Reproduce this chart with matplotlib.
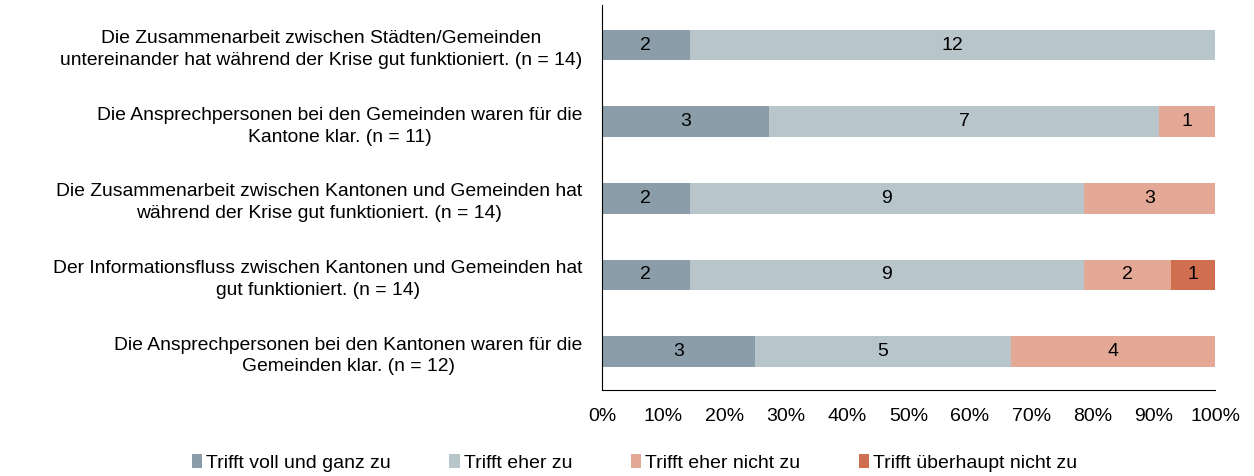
import matplotlib
matplotlib.use("Agg")
import matplotlib.pyplot as plt
import matplotlib.transforms as mtransforms
import numpy as np
from matplotlib.ticker import PercentFormatter

plt.rcParams['font.family'] = ['Liberation Sans', 'DejaVu Sans']

statements = [
    "Die Zusammenarbeit zwischen Städten/Gemeinden\nuntereinander hat während der Krise gut funktioniert. (n = 14)",
    "Die Ansprechpersonen bei den Gemeinden waren für die\nKantone klar. (n = 11)",
    "Die Zusammenarbeit zwischen Kantonen und Gemeinden hat\nwährend der Krise gut funktioniert. (n = 14)",
    "Der Informationsfluss zwischen Kantonen und Gemeinden hat\ngut funktioniert. (n = 14)",
    "Die Ansprechpersonen bei den Kantonen waren für die\nGemeinden klar. (n = 12)",
]
categories = ["Trifft voll und ganz zu", "Trifft eher zu", "Trifft eher nicht zu", "Trifft überhaupt nicht zu"]
voll = [2, 3, 2, 2, 3]
eher = [12, 7, 9, 9, 5]
eher_nicht = [0, 1, 3, 2, 4]
gar_nicht = [0, 0, 0, 1, 0]
colors = ["#8A9DA8", "#B8C5CB", "#E3A996", "#D06F50"]

series = np.array([voll, eher, eher_nicht, gar_nicht], dtype=float)
totals = series.sum(axis=0)
shares = series / totals

fs = 14
fig = plt.figure(figsize=(12.54, 4.76), dpi=100)
ax = fig.add_axes([0.480, 0.181, 0.489, 0.808])

y = np.arange(len(statements))
left = np.zeros(len(statements))
for i, cat in enumerate(categories):
    ax.barh(y, shares[i], left=left, height=0.4, color=colors[i], label=cat)
    for j in range(len(statements)):
        if series[i, j] > 0:
            ax.text(left[j] + shares[i, j] / 2, y[j], f"{int(series[i, j])}",
                    ha='center', va='center', fontsize=fs, color='black')
    left += shares[i]

ax.set_xlim(0, 1)
ax.set_ylim(4.5, -0.52)
ax.set_yticks(y)
ax.set_yticklabels(statements, fontsize=13.9)
shift = mtransforms.ScaledTranslation(0, 6 / 100, fig.dpi_scale_trans)
for lbl in ax.get_yticklabels():
    lbl.set_multialignment('center')
    lbl.set_linespacing(1.38)
    lbl.set_transform(lbl.get_transform() + shift)
ax.xaxis.set_major_formatter(PercentFormatter(1.0, decimals=0))
ax.set_xticks(np.linspace(0, 1, 11))
ax.tick_params(axis='x', length=0, labelsize=fs, pad=13)
ax.tick_params(axis='y', length=0, pad=14)
ax.spines['top'].set_visible(False)
ax.spines['right'].set_visible(False)
ax.spines['left'].set_color('black')
ax.spines['bottom'].set_color('black')

fig.legend(loc='center', bbox_to_anchor=(0.506, 0.027), ncol=4, frameon=False,
           fontsize=fs, handlelength=0.55, handleheight=0.7, handletextpad=0.2,
           columnspacing=3.0)

fig.savefig("out.png", dpi=100)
....................
Please take the lines from the beginning of the data above through the line holding "plt.rcParams['font.family'] = ['Liberation" and transcribe them exactly, without any pictures.

Task solution:
Reproduce this chart with matplotlib.
import matplotlib
matplotlib.use("Agg")
import matplotlib.pyplot as plt
import matplotlib.transforms as mtransforms
import numpy as np
from matplotlib.ticker import PercentFormatter

plt.rcParams['font.family'] = ['Liberation Sans', 'DejaVu Sans']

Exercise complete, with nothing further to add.